Water Mixing Station:
One of my goals for this build is to decrease barriers for performing maintenance and repeat tasks. One impactful way to do this was to design and build a salt water mixing station that can service tanks and ATO reservoirs throughout my home.
This is a long post, but when starting out I always found myself wishing for a little more detail in peoples' build threads.
Requirements:
Stand -
Fit inside 1/2 Hallway closet
Saltwater proof material
Hold 1.5x weight capacity (~250lbs min)
Water Containers -
Dedicated RO and Salt bins
Food Grade
Hold 15-25% display tank volume each (17 gals min)
Store extra salt, water change gear, and salinity testers
Functionality -
High pressure internal pumps
Workable height
Handle and detect Spills
Easy transfer Between bins
Outbound hose reaching all tanks
Sediment filter and heating in salt bin
Individually switched electrical and GFCI
Easily disassembled for modification and cleaning
Auto shutoff
Optional Extras:
Auto flush
Optimal PSI
Optical eye auto shutoff (
TODO)
Wireless Pump Control
Water Containers:
I went with two 80lb Gamma Vittles Vaults, which are food grade and hold ~20 gallons each. They have wide mouths for easy pump installation and bin cleaning. I see them used by home-brewers often and the manufacture says they are fine for liquid storage.
Stand:
For the stand I selected 18" x 48" NSF black epoxy wire shelving. It can hold more than twice the required weight and is resistant to corrosion. I searched out a tray that fits into the shelving and will hold the volume of one full water container. The tray prevents water from getting into the storage shelf below and gives me some safety if either bin leaks. A plastic liner was placed on the bottom storage shelf to make sliding salt buckets in and out easier. After taking some basic measurements, I sketched a rough design and ordered parts from a restaurant supply store and a hydroponics vendor.
Container Plumbing:
This took me a few iterations. Eventually I settled on a design using internal pumps that can be easily disassembled, modified, and cleaned. For comfortable standing access to valves I went with top mounted bulk-heads and plumbing.

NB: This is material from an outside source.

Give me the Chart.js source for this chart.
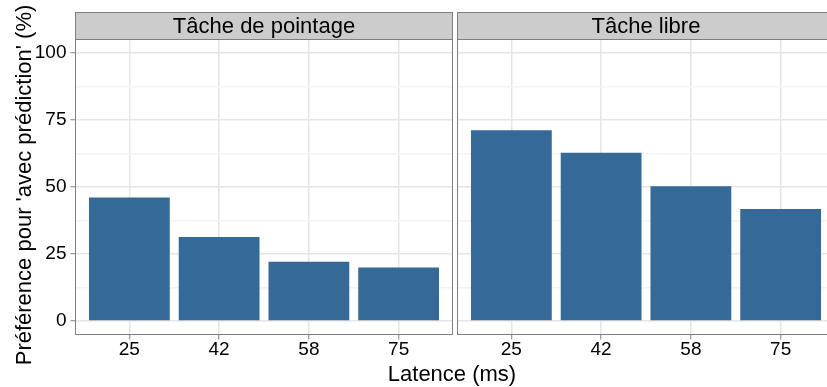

After a trip to the hardware store for 3/4" PVC and ordering some plumbing fittings and python water-change tubing online I was able to get to work.
The initial build went relatively smoothly and I re-learned a good deal about working with plumbing. I went with schedule 80 ball valves and took the time to clean, bevel, and prime each piece. Where applicable, threads were sealed with Great White pipe joint compound.
Pumps and Sediment Filtration:
After measuring the distance to my tanks, and calculating some head pressures, I settled on a pair of Mag Drive 18 pumps. I attached these to 3/4" braided tubing with barb fittings and unions for easy cleaning and in case I ever need to run the system off of just one pump.
Next I put together a drop-down re-circulation tube for the salt mixing bin. To prevent crud buildup over time, I fixed a 4" filter sock to the bottom of the drop-down tube via a zip tie that slips behind a 90° elbow. This elbow is slip fit so I can change out the sock. I placed a union on the drop-down tube for easy removal and sock change out.
Measurements and RO/DI Hook-Up:
The next step was to install a float valve into the RO/DI container to save my floors and trigger the RO/DI unit's auto shutoff system. After that I added gallon marking to the bins. I did this second task by suspending a light inside the bin, incrementally adding water with a measuring bucket, and marking the lines with a level and permanent marker. Not the cleanest labeling, but given the low cost of the bins it was worth the aesthetic trade-off. I then placed a ball valve in-line with the RO output line the so I can easily disconnect the container from the RO system without having to remove the float valve.
Electrical and Wire Management:
I ran a heavy-duty extension cord through the wall into the closet, hooked up an in-line GFCI, mounted an individually switched power bar, and secured everything with drip paths in mind using Velcro ties. During this step I also mounted a heater inside the salt mixing bin using a heater holder from Matt at Octo Aquatics.
Pressure and Auto-Flush:
As noted in my previous post, my water pressure to the RO/DI unit was only 40 PSI. To combat this, I installed an Aqatec booster pump, and while at it, added an auto flush valve and shut-off solenoid. I adjusted the pressure up to 80PSI and saw a drastic boost in my production speed; currently making 20 gallons in about 2hrs and 15mins.
Mixing Station Complete:
Here is the final product! So far I have made about 250 gallons of saltwater and I am very happy with how things turned out. It is easy to mix and later heat salt water, and fast to transfer either salt or RO water to tanks and reservoirs on either floor of my home.
Enhancements:
Here are a few small things I have done since the initial build. I added a small power-head to the bottom of the salt bin facing upward to speed up initial mixing; this allows me to dump salt in faster. For added safety, I placed a Watchdog leak sensor under the stand. I labeled everything in case a tanker sitter or my significant other needs to do anything while I am away. Lastly, I hooked the two pumps up to WIFI outlets so I can switch them on and off tank-side without walking back to the station.